I have often reflected on how we must experience opposition. I thought about that on my mission quite frequently--especially when I was going through a hard time. My range of emotion was truly expanded. I felt lower lows than I had ever experienced before that time, but I also experienced the highest highs that I've ever known. I know that that was because my capacity to feel was expanded. Even this semester I have felt that range expand even further. I have had to take the time to put others first. I have taken on more than I was capable of accomplishing, feeling at times that I was going to break. Somehow, however, the Lord has helped me get through all of the homework and all of the work that I have. I truly believe that all of this has helped me and has expanded my range of feeling and has been for my benefit. I have learned once again the importance of relying on the Lord.

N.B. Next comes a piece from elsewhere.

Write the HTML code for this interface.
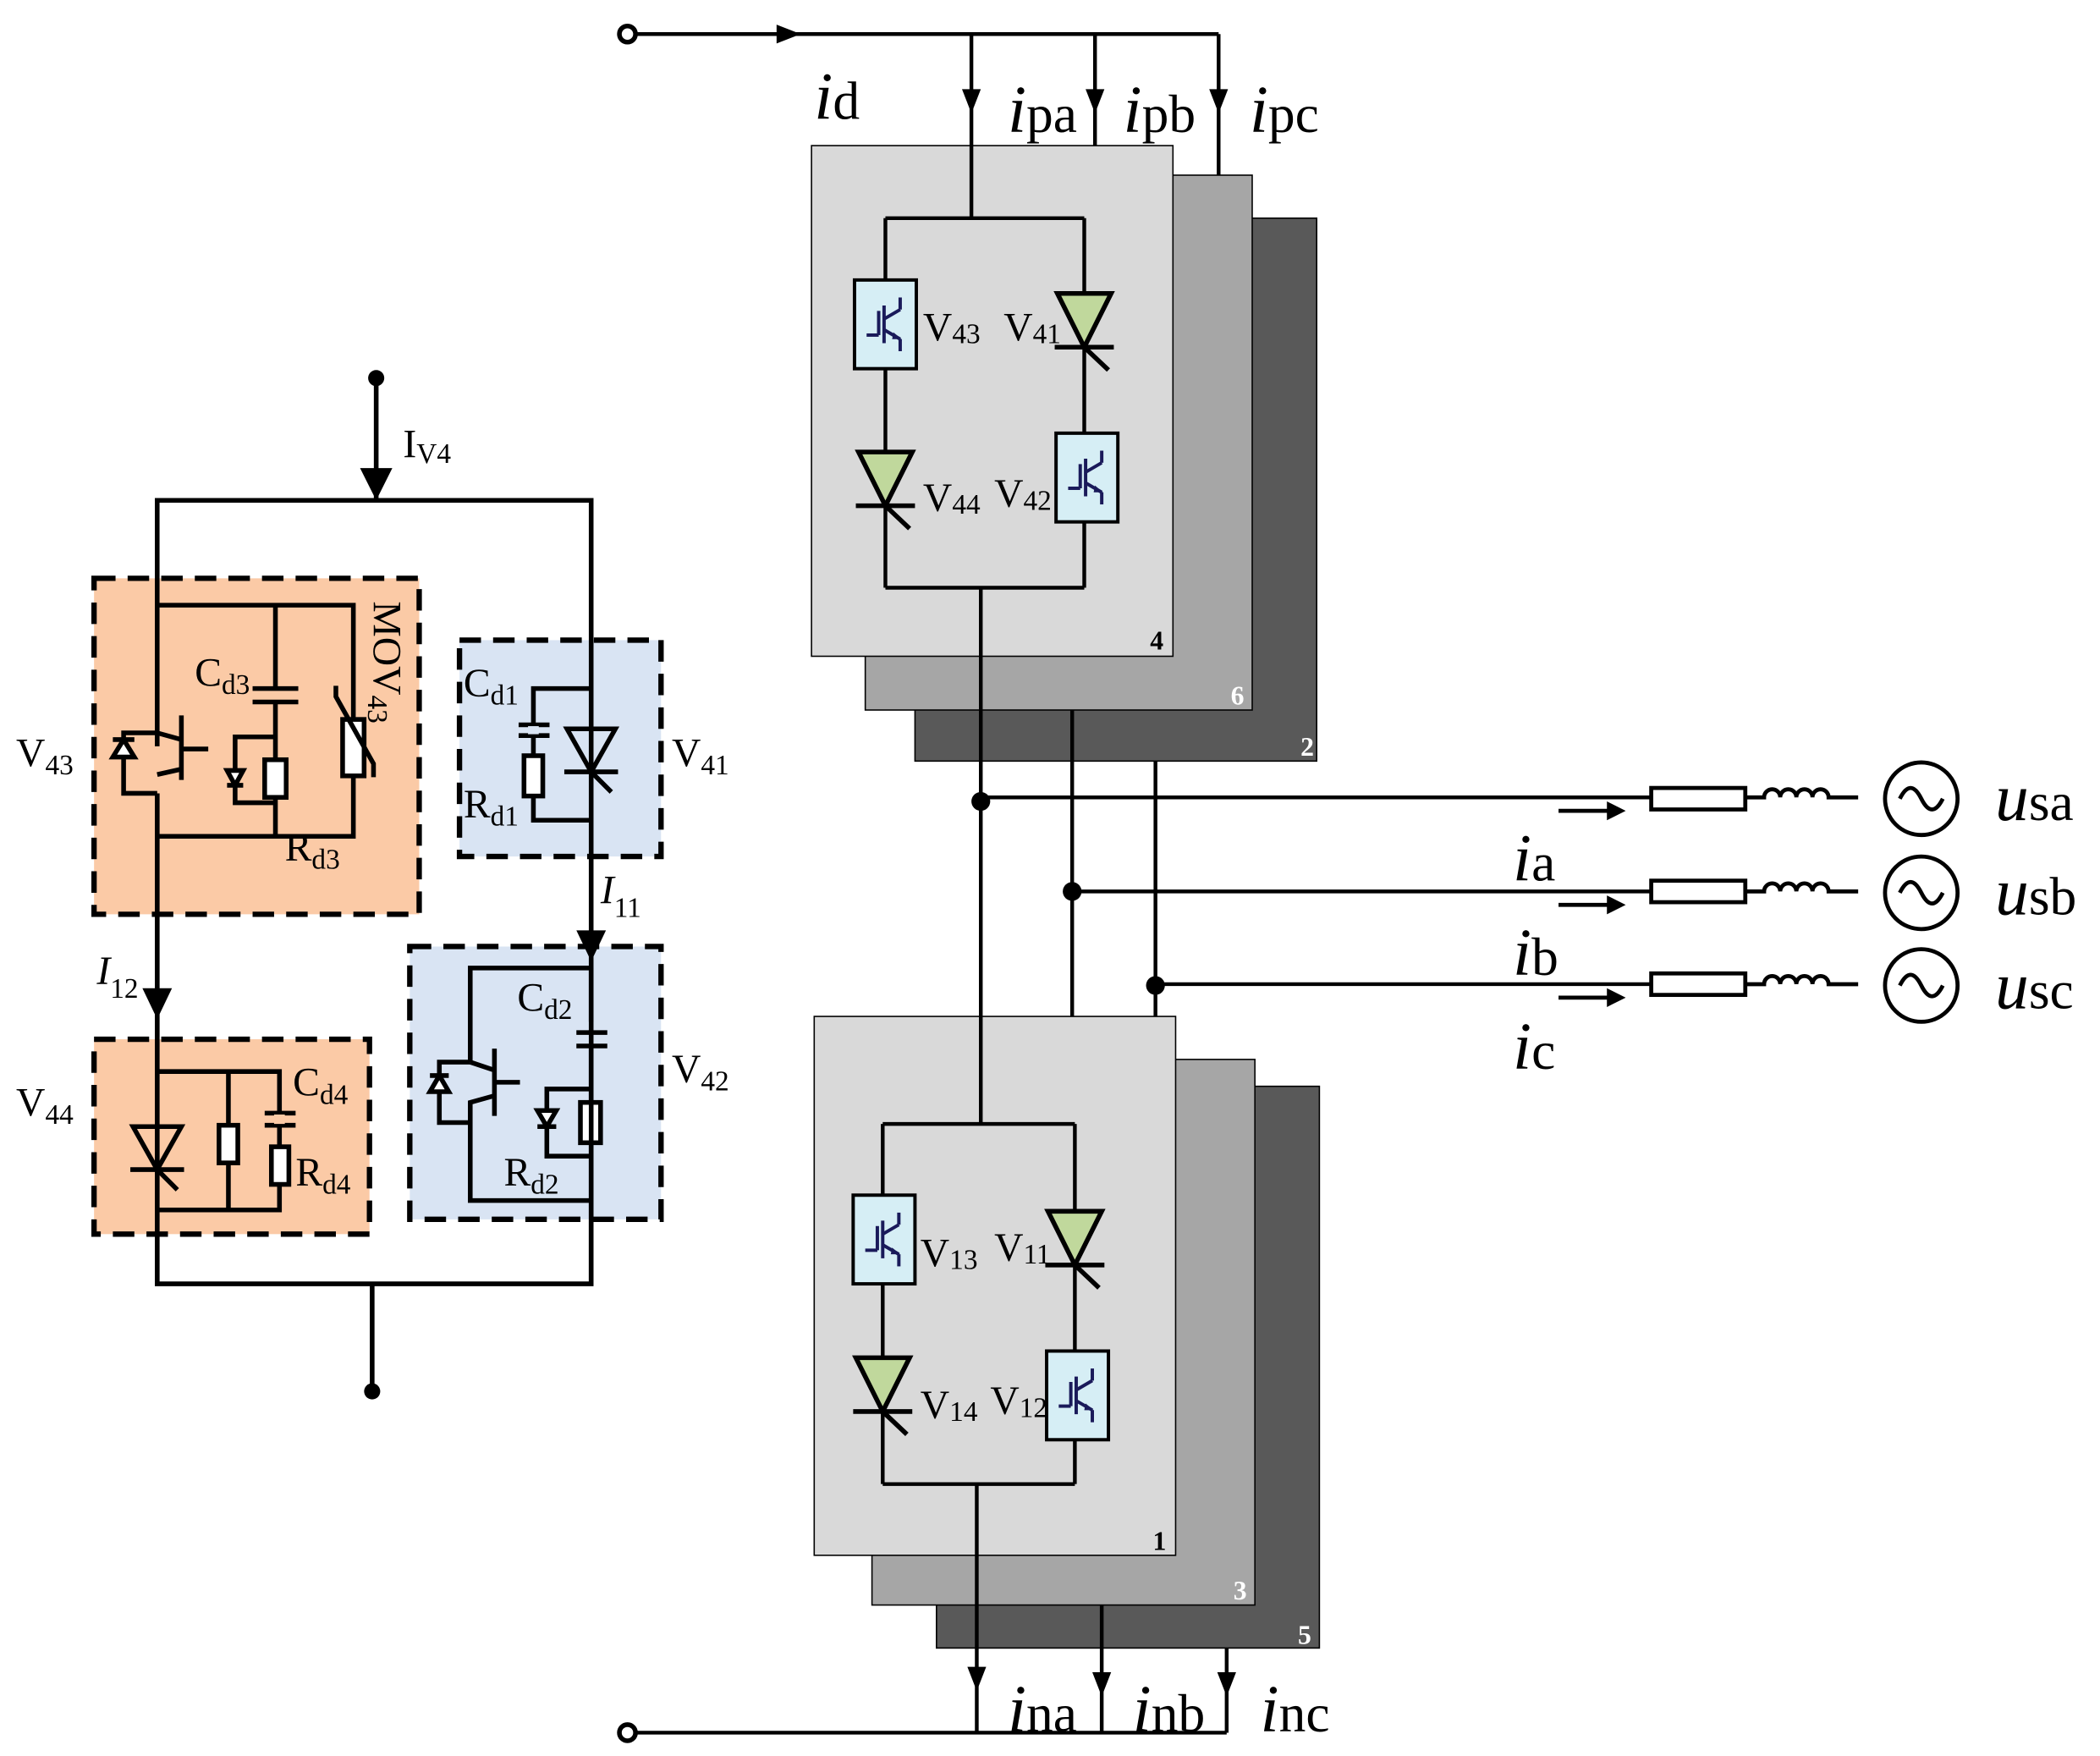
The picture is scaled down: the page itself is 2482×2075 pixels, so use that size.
<!DOCTYPE html>
<html><head><meta charset="utf-8"><style>
html,body{margin:0;padding:0;background:#fff}
svg{display:block}
text{font-family:"Liberation Serif",serif;fill:#000}
</style></head><body>
<svg width="2482" height="2075" viewBox="0 0 1563 1306" xmlns="http://www.w3.org/2000/svg">
<defs>
<g id="igbt">
 <rect x="-23" y="-33" width="46" height="66" fill="#d6eef5" stroke="#000" stroke-width="2.5"/>
 <g stroke="#1a1a5a" stroke-width="2.5" fill="none">
  <line x1="-14" y1="8" x2="-5" y2="8"/><line x1="-5" y1="-10" x2="-5" y2="8"/>
  <line x1="-1" y1="-14" x2="-1" y2="14"/>
  <line x1="-1" y1="-4" x2="11" y2="-11"/><line x1="11" y1="-11" x2="11" y2="-20"/>
  <line x1="-1" y1="4" x2="11" y2="11"/><line x1="11" y1="11" x2="11" y2="20"/>
 </g>
 <polygon points="6,6 12,11 5,11" fill="#1a1a5a"/>
</g>
<g id="thy">
 <polygon points="-20,0 20,0 0,40" fill="#c0d89c" stroke="#000" stroke-width="3.5"/>
 <line x1="-22" y1="40" x2="22" y2="40" stroke="#000" stroke-width="3.5"/>
 <line x1="0" y1="40" x2="18" y2="57" stroke="#000" stroke-width="3.5"/>
</g>
<g id="thyw">
 <polygon points="-18,0 18,0 0,32" fill="none" stroke="#000" stroke-width="3.5"/>
 <line x1="-20" y1="32" x2="20" y2="32" stroke="#000" stroke-width="3.5"/>
 <line x1="0" y1="32" x2="15" y2="47" stroke="#000" stroke-width="3.5"/>
</g>
</defs>

<rect x="681" y="162" width="299" height="404" fill="#595959" stroke="#000" stroke-width="1"/>
<rect x="644" y="130" width="288" height="398" fill="#a6a6a6" stroke="#000" stroke-width="1"/>
<rect x="604" y="108" width="269" height="380" fill="#d9d9d9" stroke="#000" stroke-width="1"/>
<text x="856" y="483" font-size="20" font-weight="bold" fill="#333">4</text>
<text x="916" y="524" font-size="20" font-weight="bold" style="fill:#fff">6</text>
<text x="968" y="562" font-size="20" font-weight="bold" style="fill:#fff">2</text>

<rect x="697" y="808" width="285" height="418" fill="#595959" stroke="#000" stroke-width="1"/>
<rect x="649" y="788" width="285" height="406" fill="#a6a6a6" stroke="#000" stroke-width="1"/>
<rect x="606" y="756" width="269" height="401" fill="#d9d9d9" stroke="#000" stroke-width="1"/>
<text x="858" y="1153" font-size="20" font-weight="bold" fill="#333">1</text>
<text x="918" y="1190" font-size="20" font-weight="bold" style="fill:#fff">3</text>
<text x="966" y="1223" font-size="20" font-weight="bold" style="fill:#fff">5</text>

<g stroke="#000" stroke-width="2.8" fill="none">
 <line x1="473" y1="25" x2="907" y2="25"/>
 <line x1="723" y1="25" x2="723" y2="162"/>
 <line x1="815" y1="25" x2="815" y2="108"/>
 <line x1="907" y1="25" x2="907" y2="130"/>
 <line x1="659" y1="162" x2="807" y2="162"/>
 <line x1="659" y1="162" x2="659" y2="437"/>
 <line x1="807" y1="162" x2="807" y2="437"/>
 <line x1="659" y1="437" x2="807" y2="437"/>
 <line x1="730" y1="437" x2="730" y2="836"/>
 <line x1="798" y1="528" x2="798" y2="756"/>
 <line x1="860" y1="566" x2="860" y2="756"/>
 <line x1="730" y1="593" x2="1233" y2="593"/>
 <line x1="798" y1="663" x2="1233" y2="663"/>
 <line x1="860" y1="732" x2="1233" y2="732"/>
 <line x1="657" y1="836" x2="800" y2="836"/>
 <line x1="657" y1="836" x2="657" y2="1104"/>
 <line x1="800" y1="836" x2="800" y2="1104"/>
 <line x1="657" y1="1104" x2="800" y2="1104"/>
 <line x1="727" y1="1104" x2="727" y2="1289"/>
 <line x1="820" y1="1194" x2="820" y2="1289"/>
 <line x1="913" y1="1226" x2="913" y2="1289"/>
 <line x1="473" y1="1289" x2="913" y2="1289"/>
</g>
<circle cx="467" cy="25" r="6" fill="#fff" stroke="#000" stroke-width="3.5"/>
<circle cx="467" cy="1289" r="6" fill="#fff" stroke="#000" stroke-width="3.5"/>
<polygon points="578,18 596,25 578,32" fill="#000"/>
<polygon points="716,66 730,66 723,84" fill="#000"/>
<polygon points="808,66 822,66 815,84" fill="#000"/>
<polygon points="900,66 914,66 907,84" fill="#000"/>
<polygon points="720,1240 734,1240 727,1258" fill="#000"/>
<polygon points="813,1244 827,1244 820,1262" fill="#000"/>
<polygon points="906,1244 920,1244 913,1262" fill="#000"/>
<circle cx="730" cy="596" r="7" fill="#000"/>
<circle cx="798" cy="663" r="7" fill="#000"/>
<circle cx="860" cy="733" r="7" fill="#000"/>

<use href="#igbt" x="659" y="241"/>
<use href="#thy" x="807" y="218"/>
<use href="#thy" x="659" y="336"/>
<use href="#igbt" x="809" y="355"/>
<text x="687" y="253" font-size="30">V<tspan font-size="21" dy="2">43</tspan></text>
<text x="747" y="253" font-size="30">V<tspan font-size="21" dy="2">41</tspan></text>
<text x="687" y="380" font-size="30">V<tspan font-size="21" dy="2">44</tspan></text>
<text x="740" y="377" font-size="30">V<tspan font-size="21" dy="2">42</tspan></text>
<use href="#igbt" x="658" y="922"/>
<use href="#thy" x="800" y="901"/>
<use href="#thy" x="657" y="1010"/>
<use href="#igbt" x="802" y="1038"/>
<text x="685" y="942" font-size="30">V<tspan font-size="21" dy="2">13</tspan></text>
<text x="740" y="938" font-size="30">V<tspan font-size="21" dy="2">11</tspan></text>
<text x="685" y="1055" font-size="30">V<tspan font-size="21" dy="2">14</tspan></text>
<text x="737" y="1052" font-size="30">V<tspan font-size="21" dy="2">12</tspan></text>

<g font-size="50">
<text x="606" y="88"><tspan font-style="italic">i</tspan><tspan font-size="40">d</tspan></text>
<text x="750" y="98"><tspan font-style="italic">i</tspan><tspan font-size="40">pa</tspan></text>
<text x="836" y="98"><tspan font-style="italic">i</tspan><tspan font-size="40">pb</tspan></text>
<text x="930" y="98"><tspan font-style="italic">i</tspan><tspan font-size="40">pc</tspan></text>
<text x="750" y="1288"><tspan font-style="italic">i</tspan><tspan font-size="40">na</tspan></text>
<text x="843" y="1288"><tspan font-style="italic">i</tspan><tspan font-size="40">nb</tspan></text>
<text x="938" y="1288"><tspan font-style="italic">i</tspan><tspan font-size="40">nc</tspan></text>
<text x="1126" y="655"><tspan font-style="italic">i</tspan><tspan font-size="40">a</tspan></text>
<text x="1126" y="725"><tspan font-style="italic">i</tspan><tspan font-size="40">b</tspan></text>
<text x="1126" y="795"><tspan font-style="italic">i</tspan><tspan font-size="40">c</tspan></text>
<text x="1485" y="610"><tspan font-style="italic">u</tspan><tspan font-size="40">sa</tspan></text>
<text x="1485" y="680"><tspan font-style="italic">u</tspan><tspan font-size="40">sb</tspan></text>
<text x="1485" y="750"><tspan font-style="italic">u</tspan><tspan font-size="40">sc</tspan></text>
</g>

<g stroke="#000" stroke-width="3" fill="none">
 <rect x="1229" y="586" width="70" height="16" fill="#fff"/>
 <rect x="1229" y="655" width="70" height="16" fill="#fff"/>
 <rect x="1229" y="724" width="70" height="16" fill="#fff"/>
 <path d="M1299 593 h14 a6 6 0 0 1 12 0 a6 6 0 0 1 12 0 a6 6 0 0 1 12 0 a6 6 0 0 1 12 0 h22"/>
 <path d="M1299 663 h14 a6 6 0 0 1 12 0 a6 6 0 0 1 12 0 a6 6 0 0 1 12 0 a6 6 0 0 1 12 0 h22"/>
 <path d="M1299 732 h14 a6 6 0 0 1 12 0 a6 6 0 0 1 12 0 a6 6 0 0 1 12 0 a6 6 0 0 1 12 0 h22"/>
 <circle cx="1430" cy="594" r="27"/>
 <circle cx="1430" cy="664" r="27"/>
 <circle cx="1430" cy="733" r="27"/>
 <path d="M1414 594 q8 -16 16 0 t16 0"/>
 <path d="M1414 664 q8 -16 16 0 t16 0"/>
 <path d="M1414 733 q8 -16 16 0 t16 0"/>
 <line x1="1160" y1="603" x2="1200" y2="603"/>
 <line x1="1160" y1="673" x2="1200" y2="673"/>
 <line x1="1160" y1="742" x2="1200" y2="742"/>
</g>
<polygon points="1196,596 1210,603 1196,610" fill="#000"/>
<polygon points="1196,666 1210,673 1196,680" fill="#000"/>
<polygon points="1196,735 1210,742 1196,749" fill="#000"/>

<rect x="70" y="430" width="242" height="250" fill="#fbcaa6" stroke="#000" stroke-width="4" stroke-dasharray="16 9"/>
<rect x="70" y="773" width="205" height="145" fill="#fbcaa6" stroke="#000" stroke-width="4" stroke-dasharray="16 9"/>
<rect x="342" y="476" width="150" height="161" fill="#d9e4f3" stroke="#000" stroke-width="4" stroke-dasharray="16 9"/>
<rect x="305" y="704" width="187" height="203" fill="#d9e4f3" stroke="#000" stroke-width="4" stroke-dasharray="16 9"/>

<g stroke="#000" stroke-width="3.5" fill="none">
 <line x1="280" y1="281" x2="280" y2="372"/>
 <polyline points="117,555 117,372 440,372 440,955 117,955 117,590"/>
 <line x1="277" y1="955" x2="277" y2="1035"/>
 <line x1="117" y1="590" x2="117" y2="955"/>
 <polyline points="117,450 263,450 263,622 117,622"/>
 <line x1="205" y1="450" x2="205" y2="512"/>
 <line x1="188" y1="512" x2="222" y2="512"/>
 <line x1="188" y1="522" x2="222" y2="522"/>
 <polyline points="205,522 205,622"/>
 <polyline points="205,548 175,548 175,597 205,597"/>
 <rect x="197" y="565" width="16" height="28" fill="#fff"/>
 <rect x="255" y="535" width="16" height="42" fill="#fff"/>
 <polyline points="250,510 250,518 278,568 278,578"/>
 <polyline points="117,545 135,550"/>
 <line x1="135" y1="532" x2="135" y2="580"/>
 <line x1="135" y1="557" x2="155" y2="557"/>
 <polyline points="135,572 117,576"/>
 <polyline points="117,545 92,545 92,590 117,590"/>
 <polygon points="84,563 100,563 92,550" fill="#fff"/>
 <line x1="84" y1="550" x2="100" y2="550"/>
 <polygon points="169,573 181,573 175,584" fill="#fff"/>
 <line x1="169" y1="584" x2="181" y2="584"/>
 <polyline points="440,512 397,512 397,539"/>
 <line x1="386" y1="539" x2="409" y2="539"/>
 <line x1="386" y1="547" x2="409" y2="547"/>
 <polyline points="397,547 397,610 440,610"/>
 <rect x="390" y="562" width="14" height="30" fill="#fff"/>
 <polyline points="440,720 350,720 350,790"/>
 <line x1="350" y1="790" x2="368" y2="796"/>
 <line x1="368" y1="780" x2="368" y2="830"/>
 <line x1="368" y1="805" x2="387" y2="805"/>
 <polyline points="368,815 350,820 350,893 440,893"/>
 <polyline points="350,790 327,790 327,835 350,835"/>
 <polygon points="320,812 334,812 327,800" fill="#fff"/>
 <line x1="320" y1="800" x2="334" y2="800"/>
 <line x1="429" y1="768" x2="452" y2="768"/>
 <line x1="429" y1="778" x2="452" y2="778"/>
 <rect x="432" y="820" width="15" height="30" fill="#fff"/>
 <polyline points="440,810 407,810 407,860 440,860"/>
 <polygon points="400,826 414,826 407,838" fill="#fff"/>
 <line x1="400" y1="838" x2="414" y2="838"/>
 <polyline points="117,797 208,797 208,828"/>
 <line x1="197" y1="828" x2="220" y2="828"/>
 <line x1="197" y1="837" x2="220" y2="837"/>
 <polyline points="208,837 208,900 117,900"/>
 <line x1="170" y1="797" x2="170" y2="900"/>
 <rect x="163" y="837" width="14" height="28" fill="#fff"/>
 <rect x="202" y="853" width="13" height="28" fill="#fff"/>
</g>
<rect x="436" y="760" width="8" height="6" fill="#d9e4f3"/>
<line x1="440" y1="720" x2="440" y2="768" stroke="#000" stroke-width="3.5"/>
<line x1="440" y1="778" x2="440" y2="955" stroke="#000" stroke-width="3.5"/>
<rect x="201" y="514" width="8" height="6" fill="#fbcaa6"/>
<rect x="204" y="829" width="8" height="7" fill="#fbcaa6"/>
<rect x="393" y="540" width="8" height="6" fill="#d9e4f3"/>
<use href="#thyw" x="440" y="542"/>
<use href="#thyw" x="117" y="838"/>
<circle cx="280" cy="281" r="6" fill="#000"/>
<circle cx="277" cy="1035" r="6" fill="#000"/>
<polygon points="268,348 292,348 280,372" fill="#000"/>
<polygon points="106,735 128,735 117,758" fill="#000"/>
<polygon points="429,692 451,692 440,715" fill="#000"/>

<g font-size="30">
<text x="300" y="340">I<tspan font-size="21" dy="4">V4</tspan></text>
<text x="12" y="570">V<tspan font-size="21" dy="6">43</tspan></text>
<text x="145" y="510">C<tspan font-size="21" dy="6">d3</tspan></text>
<text x="212" y="640">R<tspan font-size="21" dy="6">d3</tspan></text>
<text x="345" y="518">C<tspan font-size="21" dy="6">d1</tspan></text>
<text x="345" y="608">R<tspan font-size="21" dy="6">d1</tspan></text>
<text x="500" y="570">V<tspan font-size="21" dy="6">41</tspan></text>
<text x="447" y="672"><tspan font-style="italic">I</tspan><tspan font-size="21" dy="10">11</tspan></text>
<text x="72" y="732"><tspan font-style="italic">I</tspan><tspan font-size="21" dy="10">12</tspan></text>
<text x="385" y="752">C<tspan font-size="21" dy="6">d2</tspan></text>
<text x="375" y="882">R<tspan font-size="21" dy="6">d2</tspan></text>
<text x="500" y="805">V<tspan font-size="21" dy="6">42</tspan></text>
<text x="12" y="830">V<tspan font-size="21" dy="6">44</tspan></text>
<text x="218" y="815">C<tspan font-size="21" dy="6">d4</tspan></text>
<text x="220" y="882">R<tspan font-size="21" dy="6">d4</tspan></text>
<text transform="translate(278,447) rotate(90)">MOV<tspan font-size="21" dy="4">43</tspan></text>
</g>
</svg>
</body></html>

This is what the Lord was doing for the saints at this time. He wanted them to learn even better how to rely on them. How could they have ever crossed the plains if they didn't have both the greater strength from their trials and also the knowledge of what the Lord wanted to give them if they proved themselves faithful.

This entry will be the last of my reflections on the Doctrine and Covenants. I hope that you have learned something from my seeming ramblings and have gained a greater appreciation for the scriptures. From now on I'll just tell about my life as it happens.